Some records:
____________________

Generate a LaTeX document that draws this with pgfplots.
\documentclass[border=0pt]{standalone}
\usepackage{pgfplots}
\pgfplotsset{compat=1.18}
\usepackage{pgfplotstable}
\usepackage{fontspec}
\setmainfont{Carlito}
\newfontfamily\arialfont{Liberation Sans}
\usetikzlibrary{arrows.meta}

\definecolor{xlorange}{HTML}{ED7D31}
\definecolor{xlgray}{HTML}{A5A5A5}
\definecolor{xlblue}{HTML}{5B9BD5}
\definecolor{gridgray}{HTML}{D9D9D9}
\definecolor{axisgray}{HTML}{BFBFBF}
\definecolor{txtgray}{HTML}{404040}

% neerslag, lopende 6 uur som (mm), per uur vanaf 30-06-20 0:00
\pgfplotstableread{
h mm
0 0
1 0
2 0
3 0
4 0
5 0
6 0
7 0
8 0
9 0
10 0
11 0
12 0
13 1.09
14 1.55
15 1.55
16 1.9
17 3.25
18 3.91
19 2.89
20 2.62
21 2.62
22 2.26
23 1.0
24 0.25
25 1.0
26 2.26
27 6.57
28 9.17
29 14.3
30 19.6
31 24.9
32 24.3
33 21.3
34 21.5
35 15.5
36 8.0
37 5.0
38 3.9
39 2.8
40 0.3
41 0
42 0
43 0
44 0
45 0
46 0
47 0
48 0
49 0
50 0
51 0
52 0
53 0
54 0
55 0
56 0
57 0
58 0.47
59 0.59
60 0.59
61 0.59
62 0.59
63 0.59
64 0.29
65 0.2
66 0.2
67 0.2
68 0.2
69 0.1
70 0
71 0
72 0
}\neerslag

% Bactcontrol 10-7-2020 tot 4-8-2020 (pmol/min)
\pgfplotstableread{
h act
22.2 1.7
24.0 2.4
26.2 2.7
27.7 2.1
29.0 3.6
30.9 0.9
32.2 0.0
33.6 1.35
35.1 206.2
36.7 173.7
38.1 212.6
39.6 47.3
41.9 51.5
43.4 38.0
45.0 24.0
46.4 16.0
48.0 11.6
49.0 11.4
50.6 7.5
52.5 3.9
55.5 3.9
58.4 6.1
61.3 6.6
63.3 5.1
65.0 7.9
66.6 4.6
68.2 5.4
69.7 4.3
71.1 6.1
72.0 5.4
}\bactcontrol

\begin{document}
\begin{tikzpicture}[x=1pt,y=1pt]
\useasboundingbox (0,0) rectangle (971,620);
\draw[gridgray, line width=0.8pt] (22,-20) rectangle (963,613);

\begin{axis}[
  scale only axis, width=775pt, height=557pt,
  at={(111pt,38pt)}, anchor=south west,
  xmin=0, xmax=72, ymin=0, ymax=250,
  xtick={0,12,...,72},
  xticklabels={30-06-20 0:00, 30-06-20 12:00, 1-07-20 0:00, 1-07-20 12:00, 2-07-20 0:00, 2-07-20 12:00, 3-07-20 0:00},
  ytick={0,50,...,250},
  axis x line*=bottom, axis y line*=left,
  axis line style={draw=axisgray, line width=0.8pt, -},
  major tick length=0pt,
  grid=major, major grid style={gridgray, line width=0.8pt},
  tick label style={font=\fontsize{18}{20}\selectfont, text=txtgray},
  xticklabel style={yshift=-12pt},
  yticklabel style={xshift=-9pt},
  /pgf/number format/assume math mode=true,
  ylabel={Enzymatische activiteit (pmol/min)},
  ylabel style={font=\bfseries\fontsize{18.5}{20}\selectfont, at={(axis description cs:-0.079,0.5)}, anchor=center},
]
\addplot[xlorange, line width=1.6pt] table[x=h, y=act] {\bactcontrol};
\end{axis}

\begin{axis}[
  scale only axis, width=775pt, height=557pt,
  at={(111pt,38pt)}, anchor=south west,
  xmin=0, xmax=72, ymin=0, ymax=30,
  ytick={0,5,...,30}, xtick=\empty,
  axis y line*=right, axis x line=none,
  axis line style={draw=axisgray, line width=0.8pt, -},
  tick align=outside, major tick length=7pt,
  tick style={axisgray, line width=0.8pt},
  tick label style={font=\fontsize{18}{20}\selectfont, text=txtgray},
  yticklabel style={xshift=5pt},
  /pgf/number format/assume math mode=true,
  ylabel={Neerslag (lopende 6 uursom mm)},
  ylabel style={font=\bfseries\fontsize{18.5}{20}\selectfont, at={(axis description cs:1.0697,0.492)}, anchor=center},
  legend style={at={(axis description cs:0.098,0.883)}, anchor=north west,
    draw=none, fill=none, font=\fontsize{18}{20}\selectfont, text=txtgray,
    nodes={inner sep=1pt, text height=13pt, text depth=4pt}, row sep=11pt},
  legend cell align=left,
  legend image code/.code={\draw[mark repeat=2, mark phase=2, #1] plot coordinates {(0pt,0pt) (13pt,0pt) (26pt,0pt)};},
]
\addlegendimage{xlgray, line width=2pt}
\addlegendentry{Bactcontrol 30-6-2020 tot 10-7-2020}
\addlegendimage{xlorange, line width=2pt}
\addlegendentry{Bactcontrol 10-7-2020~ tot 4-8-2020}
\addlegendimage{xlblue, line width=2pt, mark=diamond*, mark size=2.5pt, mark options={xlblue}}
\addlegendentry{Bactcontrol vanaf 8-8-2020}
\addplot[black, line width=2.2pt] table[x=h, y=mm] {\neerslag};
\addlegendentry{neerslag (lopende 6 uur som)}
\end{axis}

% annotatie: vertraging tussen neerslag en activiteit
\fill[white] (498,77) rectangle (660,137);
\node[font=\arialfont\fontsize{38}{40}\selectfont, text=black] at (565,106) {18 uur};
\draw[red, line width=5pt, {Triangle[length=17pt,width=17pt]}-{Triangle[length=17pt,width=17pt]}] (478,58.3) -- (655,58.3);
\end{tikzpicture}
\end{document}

____________________

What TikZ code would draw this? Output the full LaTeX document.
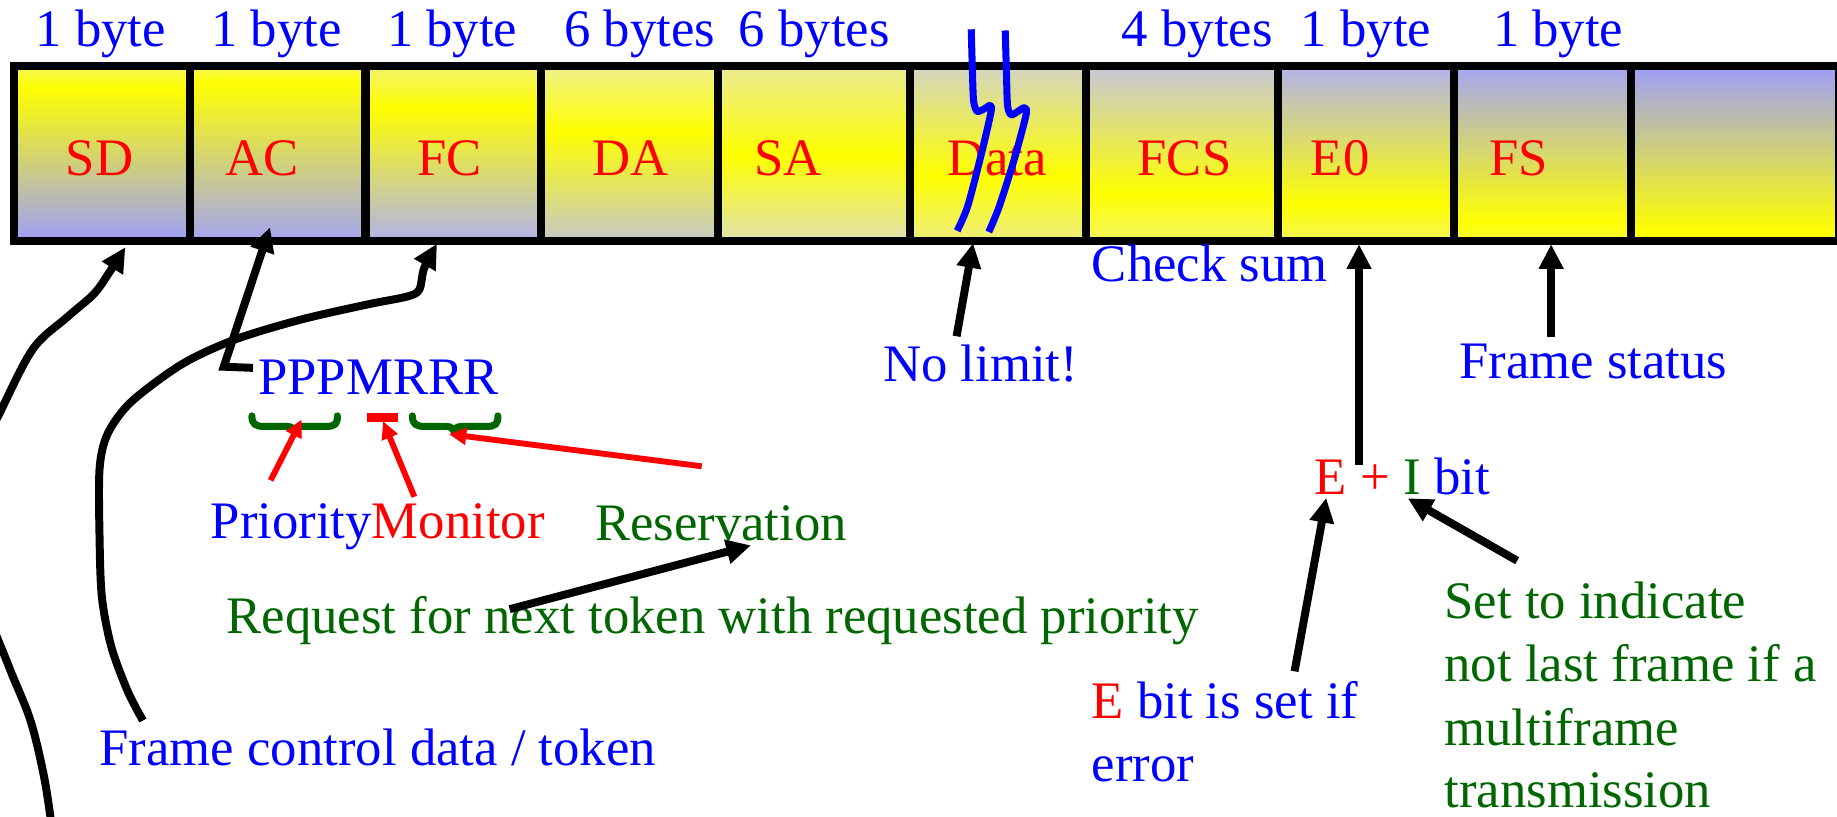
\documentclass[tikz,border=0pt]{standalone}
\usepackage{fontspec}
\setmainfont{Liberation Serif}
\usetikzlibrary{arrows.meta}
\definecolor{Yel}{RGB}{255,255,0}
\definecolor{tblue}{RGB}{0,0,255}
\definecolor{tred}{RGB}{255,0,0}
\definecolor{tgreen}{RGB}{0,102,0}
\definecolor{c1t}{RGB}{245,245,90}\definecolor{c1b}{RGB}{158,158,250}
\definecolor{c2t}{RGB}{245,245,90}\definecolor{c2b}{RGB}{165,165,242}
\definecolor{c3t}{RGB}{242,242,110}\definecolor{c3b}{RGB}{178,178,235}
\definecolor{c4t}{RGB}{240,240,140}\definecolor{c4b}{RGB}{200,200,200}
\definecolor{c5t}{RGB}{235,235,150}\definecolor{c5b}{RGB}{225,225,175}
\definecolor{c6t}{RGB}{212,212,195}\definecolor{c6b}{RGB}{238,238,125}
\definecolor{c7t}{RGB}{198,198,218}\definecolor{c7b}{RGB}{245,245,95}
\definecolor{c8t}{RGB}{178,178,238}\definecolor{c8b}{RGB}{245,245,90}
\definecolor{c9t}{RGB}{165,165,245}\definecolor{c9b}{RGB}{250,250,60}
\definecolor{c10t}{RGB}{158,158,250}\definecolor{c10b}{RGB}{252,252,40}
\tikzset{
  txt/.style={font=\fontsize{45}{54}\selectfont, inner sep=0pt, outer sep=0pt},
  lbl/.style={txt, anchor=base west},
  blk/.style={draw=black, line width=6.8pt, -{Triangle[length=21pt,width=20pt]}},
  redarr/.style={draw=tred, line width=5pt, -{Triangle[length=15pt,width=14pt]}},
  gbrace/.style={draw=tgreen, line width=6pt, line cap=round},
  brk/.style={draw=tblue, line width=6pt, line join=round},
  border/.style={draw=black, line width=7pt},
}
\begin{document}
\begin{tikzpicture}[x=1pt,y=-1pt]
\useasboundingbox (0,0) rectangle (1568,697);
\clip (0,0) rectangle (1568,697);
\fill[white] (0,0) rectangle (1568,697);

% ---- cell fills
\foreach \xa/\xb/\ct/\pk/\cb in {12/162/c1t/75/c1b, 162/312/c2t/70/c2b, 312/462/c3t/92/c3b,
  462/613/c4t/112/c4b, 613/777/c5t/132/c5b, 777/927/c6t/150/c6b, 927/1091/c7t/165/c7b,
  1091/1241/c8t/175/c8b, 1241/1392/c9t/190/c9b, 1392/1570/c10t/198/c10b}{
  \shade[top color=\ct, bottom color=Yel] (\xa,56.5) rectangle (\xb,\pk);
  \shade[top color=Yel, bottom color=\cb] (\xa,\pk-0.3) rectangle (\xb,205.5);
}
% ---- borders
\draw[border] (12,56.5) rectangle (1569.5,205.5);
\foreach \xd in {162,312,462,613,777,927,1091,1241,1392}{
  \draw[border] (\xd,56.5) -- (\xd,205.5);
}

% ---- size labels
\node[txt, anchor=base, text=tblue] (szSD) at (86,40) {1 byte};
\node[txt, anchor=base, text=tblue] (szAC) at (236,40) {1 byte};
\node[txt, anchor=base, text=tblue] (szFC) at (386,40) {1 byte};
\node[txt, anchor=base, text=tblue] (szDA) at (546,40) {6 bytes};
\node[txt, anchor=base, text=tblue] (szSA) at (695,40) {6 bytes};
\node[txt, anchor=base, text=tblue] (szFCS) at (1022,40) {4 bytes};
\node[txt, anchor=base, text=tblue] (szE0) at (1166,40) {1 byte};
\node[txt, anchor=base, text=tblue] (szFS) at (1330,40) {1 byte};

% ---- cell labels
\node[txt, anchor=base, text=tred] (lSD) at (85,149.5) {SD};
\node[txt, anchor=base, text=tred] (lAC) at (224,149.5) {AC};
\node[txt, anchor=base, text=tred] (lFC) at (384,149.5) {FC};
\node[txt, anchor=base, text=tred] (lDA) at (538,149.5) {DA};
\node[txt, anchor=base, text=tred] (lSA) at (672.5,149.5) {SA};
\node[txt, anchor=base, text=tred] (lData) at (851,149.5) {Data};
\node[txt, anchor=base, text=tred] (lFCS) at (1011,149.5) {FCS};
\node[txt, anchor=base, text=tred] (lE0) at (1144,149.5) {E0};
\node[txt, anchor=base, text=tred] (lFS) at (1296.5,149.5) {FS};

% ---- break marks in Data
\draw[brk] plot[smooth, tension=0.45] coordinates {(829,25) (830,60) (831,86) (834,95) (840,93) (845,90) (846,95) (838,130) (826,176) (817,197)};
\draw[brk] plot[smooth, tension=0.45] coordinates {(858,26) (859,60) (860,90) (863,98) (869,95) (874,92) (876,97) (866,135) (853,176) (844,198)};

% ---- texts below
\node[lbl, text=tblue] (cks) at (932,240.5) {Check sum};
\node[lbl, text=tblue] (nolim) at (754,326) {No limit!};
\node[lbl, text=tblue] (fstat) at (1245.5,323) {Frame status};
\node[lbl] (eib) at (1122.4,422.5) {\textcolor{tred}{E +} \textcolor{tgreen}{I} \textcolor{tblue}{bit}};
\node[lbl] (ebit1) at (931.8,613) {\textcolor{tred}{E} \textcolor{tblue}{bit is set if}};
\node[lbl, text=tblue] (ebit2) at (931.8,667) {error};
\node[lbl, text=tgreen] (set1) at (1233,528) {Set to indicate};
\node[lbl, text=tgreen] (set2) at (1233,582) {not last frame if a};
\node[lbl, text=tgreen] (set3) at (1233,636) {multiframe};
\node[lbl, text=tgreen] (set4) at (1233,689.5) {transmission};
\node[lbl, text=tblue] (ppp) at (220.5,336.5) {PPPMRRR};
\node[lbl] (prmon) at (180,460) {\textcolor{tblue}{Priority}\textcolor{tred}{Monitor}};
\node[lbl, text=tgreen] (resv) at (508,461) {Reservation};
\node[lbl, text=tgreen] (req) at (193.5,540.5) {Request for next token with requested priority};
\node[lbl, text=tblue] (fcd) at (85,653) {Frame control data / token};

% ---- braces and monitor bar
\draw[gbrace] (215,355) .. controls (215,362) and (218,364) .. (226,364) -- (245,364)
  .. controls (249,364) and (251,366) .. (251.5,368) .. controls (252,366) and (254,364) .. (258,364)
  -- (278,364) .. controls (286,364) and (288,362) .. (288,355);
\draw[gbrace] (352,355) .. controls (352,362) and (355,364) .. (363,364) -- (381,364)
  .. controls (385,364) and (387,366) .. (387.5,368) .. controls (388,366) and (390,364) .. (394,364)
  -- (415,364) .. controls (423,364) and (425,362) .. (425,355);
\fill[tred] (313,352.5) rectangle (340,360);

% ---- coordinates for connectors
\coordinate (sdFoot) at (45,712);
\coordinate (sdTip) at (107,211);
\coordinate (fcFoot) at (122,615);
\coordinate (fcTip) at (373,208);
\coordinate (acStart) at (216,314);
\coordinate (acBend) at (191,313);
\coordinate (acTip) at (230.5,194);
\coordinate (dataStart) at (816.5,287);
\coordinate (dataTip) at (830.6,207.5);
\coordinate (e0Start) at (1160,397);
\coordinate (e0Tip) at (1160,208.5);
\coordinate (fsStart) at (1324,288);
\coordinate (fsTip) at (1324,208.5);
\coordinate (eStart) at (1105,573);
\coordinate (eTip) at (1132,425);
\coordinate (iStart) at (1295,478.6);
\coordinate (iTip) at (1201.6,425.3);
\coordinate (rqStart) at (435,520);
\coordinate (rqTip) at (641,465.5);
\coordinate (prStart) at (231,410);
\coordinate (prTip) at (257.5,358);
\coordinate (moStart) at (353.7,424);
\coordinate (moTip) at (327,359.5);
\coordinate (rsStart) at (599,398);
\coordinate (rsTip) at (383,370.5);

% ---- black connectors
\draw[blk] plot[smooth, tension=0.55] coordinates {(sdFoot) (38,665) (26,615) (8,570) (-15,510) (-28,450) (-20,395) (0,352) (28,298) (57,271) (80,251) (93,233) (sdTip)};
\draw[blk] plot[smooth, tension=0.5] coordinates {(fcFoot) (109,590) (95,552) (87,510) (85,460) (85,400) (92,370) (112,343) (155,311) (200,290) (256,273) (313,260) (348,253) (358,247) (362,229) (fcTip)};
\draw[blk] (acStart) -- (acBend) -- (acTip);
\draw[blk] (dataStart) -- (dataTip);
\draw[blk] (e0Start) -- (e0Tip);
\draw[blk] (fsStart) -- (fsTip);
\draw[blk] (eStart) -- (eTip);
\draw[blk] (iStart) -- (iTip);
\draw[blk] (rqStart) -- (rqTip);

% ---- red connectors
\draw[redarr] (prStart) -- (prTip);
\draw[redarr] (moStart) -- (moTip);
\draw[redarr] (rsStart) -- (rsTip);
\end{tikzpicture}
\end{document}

____________________

TASK STATEMENT: Exactly as written, quote the lines from the one that has "Generate a LaTeX" down to the one that has "(22,-20) rectangle (963,613);", and include both.

PROBLEM SOLUTION:
Generate a LaTeX document that draws this with pgfplots.
\documentclass[border=0pt]{standalone}
\usepackage{pgfplots}
\pgfplotsset{compat=1.18}
\usepackage{pgfplotstable}
\usepackage{fontspec}
\setmainfont{Carlito}
\newfontfamily\arialfont{Liberation Sans}
\usetikzlibrary{arrows.meta}

\definecolor{xlorange}{HTML}{ED7D31}
\definecolor{xlgray}{HTML}{A5A5A5}
\definecolor{xlblue}{HTML}{5B9BD5}
\definecolor{gridgray}{HTML}{D9D9D9}
\definecolor{axisgray}{HTML}{BFBFBF}
\definecolor{txtgray}{HTML}{404040}

% neerslag, lopende 6 uur som (mm), per uur vanaf 30-06-20 0:00
\pgfplotstableread{
h mm
0 0
1 0
2 0
3 0
4 0
5 0
6 0
7 0
8 0
9 0
10 0
11 0
12 0
13 1.09
14 1.55
15 1.55
16 1.9
17 3.25
18 3.91
19 2.89
20 2.62
21 2.62
22 2.26
23 1.0
24 0.25
25 1.0
26 2.26
27 6.57
28 9.17
29 14.3
30 19.6
31 24.9
32 24.3
33 21.3
34 21.5
35 15.5
36 8.0
37 5.0
38 3.9
39 2.8
40 0.3
41 0
42 0
43 0
44 0
45 0
46 0
47 0
48 0
49 0
50 0
51 0
52 0
53 0
54 0
55 0
56 0
57 0
58 0.47
59 0.59
60 0.59
61 0.59
62 0.59
63 0.59
64 0.29
65 0.2
66 0.2
67 0.2
68 0.2
69 0.1
70 0
71 0
72 0
}\neerslag

% Bactcontrol 10-7-2020 tot 4-8-2020 (pmol/min)
\pgfplotstableread{
h act
22.2 1.7
24.0 2.4
26.2 2.7
27.7 2.1
29.0 3.6
30.9 0.9
32.2 0.0
33.6 1.35
35.1 206.2
36.7 173.7
38.1 212.6
39.6 47.3
41.9 51.5
43.4 38.0
45.0 24.0
46.4 16.0
48.0 11.6
49.0 11.4
50.6 7.5
52.5 3.9
55.5 3.9
58.4 6.1
61.3 6.6
63.3 5.1
65.0 7.9
66.6 4.6
68.2 5.4
69.7 4.3
71.1 6.1
72.0 5.4
}\bactcontrol

\begin{document}
\begin{tikzpicture}[x=1pt,y=1pt]
\useasboundingbox (0,0) rectangle (971,620);
\draw[gridgray, line width=0.8pt] (22,-20) rectangle (963,613);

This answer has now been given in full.